The Yongling Mausoleum is located at 10 Yongling Road, Jinniu District, Chengdu, Sichuan, China. To date, it is the only ancient Chinese royal tomb found with the coffin chamber above ground. The grave mound is circular, and the coffin chamber is located underneath the middle of the mound. The chamber has three rooms, with a coffin in the middle room and a stone statue of Wang Jian in a sitting position in the room behind.

== History ==

Plan of the tomb of Wang Jian

Wang Jian (847 – July 11, 918), formally Emperor Gaozu, was the founding emperor of the Five Dynasties and Ten Kingdoms period state Former Shu. He died in the first year of the Tianguang period (918 CE) at the age of 72, with a temple name of Gaozu and was buried in Chengdu. In December 918 and again in March 925 (the first year of the Xiankang period), Wang Yan, Wang Jian's successor, visited the tomb to show his respect. In 933 (the fourth year of the Changxing era of the Later Tang dynasty), Meng Zhixiang had the tomb renovated and formally prohibited the cutting of firewood in the nearby area. In 1014 (the 7th year of the Dazhongxiangfu era of the Northern Song dynasty), several of the mausoleum buildings were demolished, and the material used to repair a local Taoist temple named Yuejuhua. The remaining buildings were served as a Buddhist temple named Yongning, renamed Yongqingyuan in 1103 (the second year of the Chongning period of the Northern Song Dynasty). The whole structure was later destroyed by fire, with only the grave mound surviving.

The location of the tomb was not recorded accurately in historical records. The most widespread description of its location was in a poem by Lu You, which described the tomb of Wang Jian along with that of his empress as being located immediately outside the "Old West Gate". The poem described the grave as having already been heavily damaged, stating that only two stone columns, carved with scriptures, and several huge human and horse statues still stood. Since then, records of the tomb in local chronicles followed Lu You's description.

==Excavation==
In 1940, brick walls of the grave were discovered during the construction of a bomb shelter. The discovery drew the attention of Feng Hanji, an archaeology professor at Huaxi University. After an investigation, Feng identified the mound as an ancient tomb. Due to conditions at the time, the exposed parts of the site had to be temporarily closed, and an excavation plan was not developed until the establishment of the Sichuan Museum in 1941. On September 15, 1942, the excavation of the tomb began, led by Feng Hanji and Liu Fuzhang. The tomb was filled with silt, and archaeologists were only able to clear a 3-meter path to the chambers. During the excavation, several items made of jade were unearthed and it was determined that the tomb was the Mausoleum of Wang Jian.

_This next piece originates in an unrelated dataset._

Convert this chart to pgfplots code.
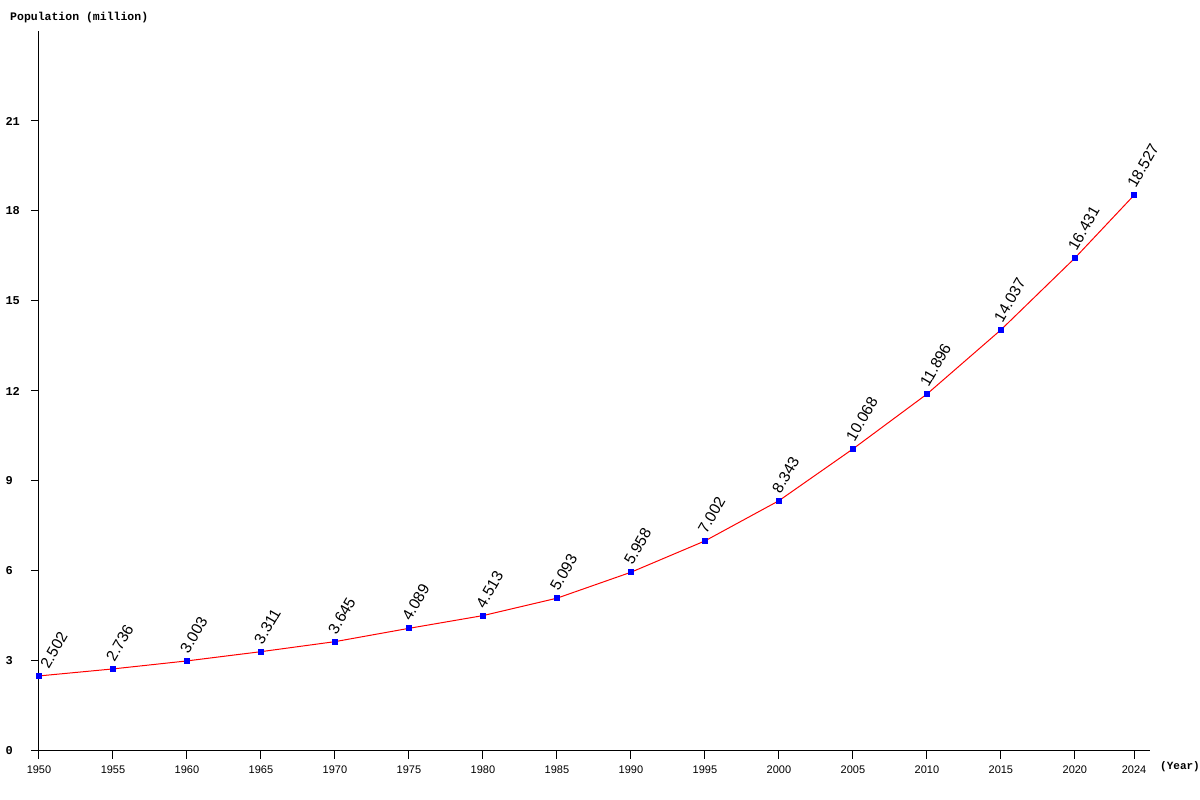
\documentclass[border=0pt]{standalone}
\usepackage{fontspec}
\setmainfont{Liberation Sans}
\setmonofont{Liberation Mono}
\usepackage{pgfplots}
\pgfplotsset{compat=1.18}
\definecolor{pred}{RGB}{255,0,0}
\definecolor{pblue}{RGB}{0,0,255}
\begin{document}
\begin{tikzpicture}[x=1pt,y=1pt]
\path[use as bounding box] (0,0) rectangle (1200,800);
\begin{axis}[
  at={(39pt,49pt)}, anchor=south west,
  scale only axis, width=1111pt, height=720pt,
  clip=false,
  xmin=1950, xmax=2025.08, ymin=0, ymax=24,
  axis lines=left,
  axis line style={-, line width=1pt, black},
  xtick={1950,1955,1960,1965,1970,1975,1980,1985,1990,1995,2000,2005,2010,2015,2020,2024},
  ytick={0,3,6,9,12,15,18,21},
  tick align=outside,
  major tick length=8pt,
  tick style={line width=1pt, black},
  /pgf/number format/1000 sep={},
  /pgf/number format/assume math mode=true,
  x tick label style={font=\fontsize{11}{12}\selectfont, yshift=-3pt},
  y tick label style={font=\ttfamily\bfseries\fontsize{12}{13}\selectfont, anchor=west, xshift=-29pt},
  nodes near coords style={xshift=-3pt, yshift=9pt, rotate=60, anchor=west, inner sep=0pt,
    font=\fontsize{15.5}{18}\selectfont, text=black},
]
% population line with point markers
\addplot [pred, line width=1pt, mark=square*, mark size=2.5pt,
  mark options={pblue, draw=pblue, fill=pblue}]
table {
x y
1950 2.502
1955 2.736
1960 3.003
1965 3.311
1970 3.645
1975 4.089
1980 4.513
1985 5.093
1990 5.958
1995 7.002
2000 8.343
2005 10.068
2010 11.896
2015 14.037
2020 16.431
2024 18.527
};
% value labels
\addplot [draw=none, point meta=explicit symbolic, nodes near coords={\pgfplotspointmeta}]
table [meta=label] {
x y label
1955 2.736 2.736
1960 3.003 3.003
1965 3.311 3.311
1970 3.645 3.645
1975 4.089 4.089
1980 4.513 4.513
1985 5.093 5.093
1990 5.958 5.958
1995 7.002 7.002
2000 8.343 8.343
2005 10.068 10.068
2010 11.896 11.896
2015 14.037 14.037
2020 16.431 16.431
2024 18.527 18.527
};
% first label sits clear of the y axis
\addplot [draw=none, point meta=explicit symbolic, nodes near coords={\pgfplotspointmeta},
  nodes near coords style={xshift=4pt, yshift=-7pt}]
table [meta=label] {
x y label
1950 2.502 2.502
};
\end{axis}
\node[anchor=west, inner sep=0pt, font=\ttfamily\bfseries\fontsize{11.5}{13}\selectfont] at (10,782) {Population (million)};
\node[anchor=west, inner sep=0pt, font=\ttfamily\bfseries\fontsize{11}{13}\selectfont] at (1160,33) {(Year)};
\end{tikzpicture}
\end{document}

The site of the tomb is close to the location given in Lu You's poem, but the archaeologists did not find the huge stone human statue it described. The sinologist, Michael Sullivan joined the excavation; he was mistaken by a middle school student for a foreign grave robber, reported to government officials, and detained along with other archaeologists. The excavation work was interrupted by this misunderstanding. In November 1942, the excavation work was temporarily suspended. On March 1, 1943, the archaeologist Wu Jinding and Wang Zhenduo, an expert in museology, launched the second stage of the excavation. This stage focused on the southern part of the grave mound and the main chamber. The excavation discovered traces of grave robbing and unearthed a large number of cultural relics. On September 21, all excavation work was completed. The cultural relics were transferred to Sichuan Museum, and the mound was closed again. In 1971, when building a house 300 m to the south of the tomb, a member of the Fuqin production brigade of Chengdu Jinniu District found a stone statue 3.18 m high, confirming the Lu You's description.

==Recent developments==

The tomb of Wang Jian has twice been listed as a cultural relics protection site in Sichuan Province: in 1956 and 1980. In 1961, it was listed as a national key cultural relics protection site. In 2001 a tomb passage was rebuilt on the south side of the Wang Jian Tomb, using materials and techniques found in other Tang dynasty imperial mausoleums; and several stone statues were added by the Yongling Museum.

==In popular culture==

The grave is widely believed to be the location where Sima Xiangru and Zhuge Liang played the qin, a traditional Chinese musical instrument. This caused the grave mound to be named Fuqintai, meaning the place where qin are played.